On September 3, 2020, U.S. Citizenship and Immigration Services (USCIS) submitted an Interim Final Rule to the Office of Information and Regulatory Affairs (OIRA) within the Office of Management and Budget (OMB) entitled, "Strengthening the H-1B Nonimmigrant Visa Classification Program." It is anticipated that the administration will publish the regulation as an Interim Final Rule (IFR), rather than as a Notice of Proposed Rulemaking (NPRM), which would normally first require a 60-day comment period. An IFR means that the regulation would take effect possibly upon publication - without the agency first evaluating and responding to public comments.
On September 16, 2020, the U.S. Department of Labor (DOL) submitted an Interim Final Rule to OIRA entitled, "Restructuring of H-1B/H-1B1/E-3 and PERM Wage Levels." It is anticipated that the administration also plans to publish this regulation as an Interim Final Rule and that it could become effective immediately upon publication.
The timing of these regulations is crucial as, with the election coming in November and the possibility of a change of administration coming in January, the clock is ticking on this administration's ability to promulgate new regulations to implement its restrictionist agenda.
The USCIS and DOL Interim Final Rules are expected to combine to substantially modify prevailing wage requirements so as to limit the availability of the H-1B visa program to the most highly paid professionals, regardless of actual wage data for the labor market.
These are some highlights of several expected provisions of these regulations, and a preview of potential legal challenges these regulations may face.
While the specific language of the forthcoming regulations will not be available until they are published in the Federal Register, based on the regulatory agenda and other clues, they are expected to include the following:
- Revision of the definition of an H-1B specialty occupation to "increase focus on obtaining the best and brightest foreign nationals."
- Changes to the definitions of H-1B employment and the employer-employee relationship, with a focus on restricting offsite placement of H-1B workers.
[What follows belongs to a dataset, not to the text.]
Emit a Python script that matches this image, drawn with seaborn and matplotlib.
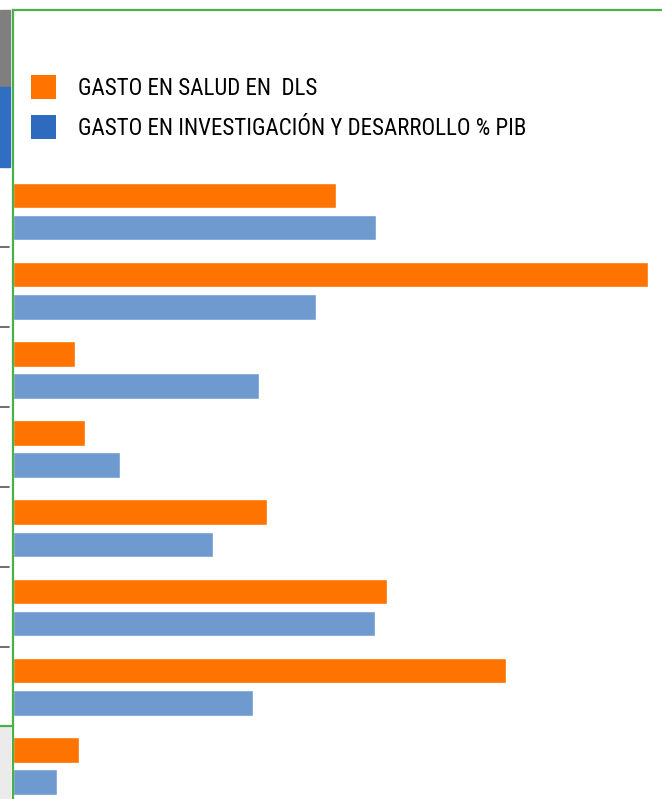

It is expected that the Interim Final Rule will revise the regulatory definition of "United States Employer" and the interpretation of "employer-employee relationship" so as to exclude or limit the availability of the H-1B visa program where there is third-party placement of H-1B workers.
- Possible requirement that H-1B employers and their end clients jointly obtain LCAs where H-1B workers will work at client sites. The regulation may include a revision to the Labor Condition Application (LCA) requirement so that when the H-1B worker is assigned to a third-party work site, the end-client would need to join in or be a signatory to the LCA. A joint LCA requirement may create de facto joint employer liability for LCA obligations on wages and working conditions.
- Additional H-1B wage requirements "to ensure employers pay appropriate wages to H-1B visa holders" as well as a restructuring of the H-1B, H-1B1, E-3 and PERM prevailing wage levels.
Litigation Challenging the Regulations
A few grounds for a legal challenge could include:
- Several of the expected changes appear to be inconsistent with existing statutes on specialty occupation.
- If issued as an Interim Final Rule, the agency will also need to show the basis for its determination that there exists "good cause" to skip the normal notice and comment process.
Reforming (read: restricting) the H-1B visa program is a priority for Senior Policy Advisory Stephen Miller. However, issuing these regulations as Interim Final Rules presents many risks and makes a successful legal challenge more likely. If a federal court issues an injunction following a legal challenge, it is unlikely that there would be enough time to republish a regulation and consider public comments - unless there is a second term of the Trump Presidency.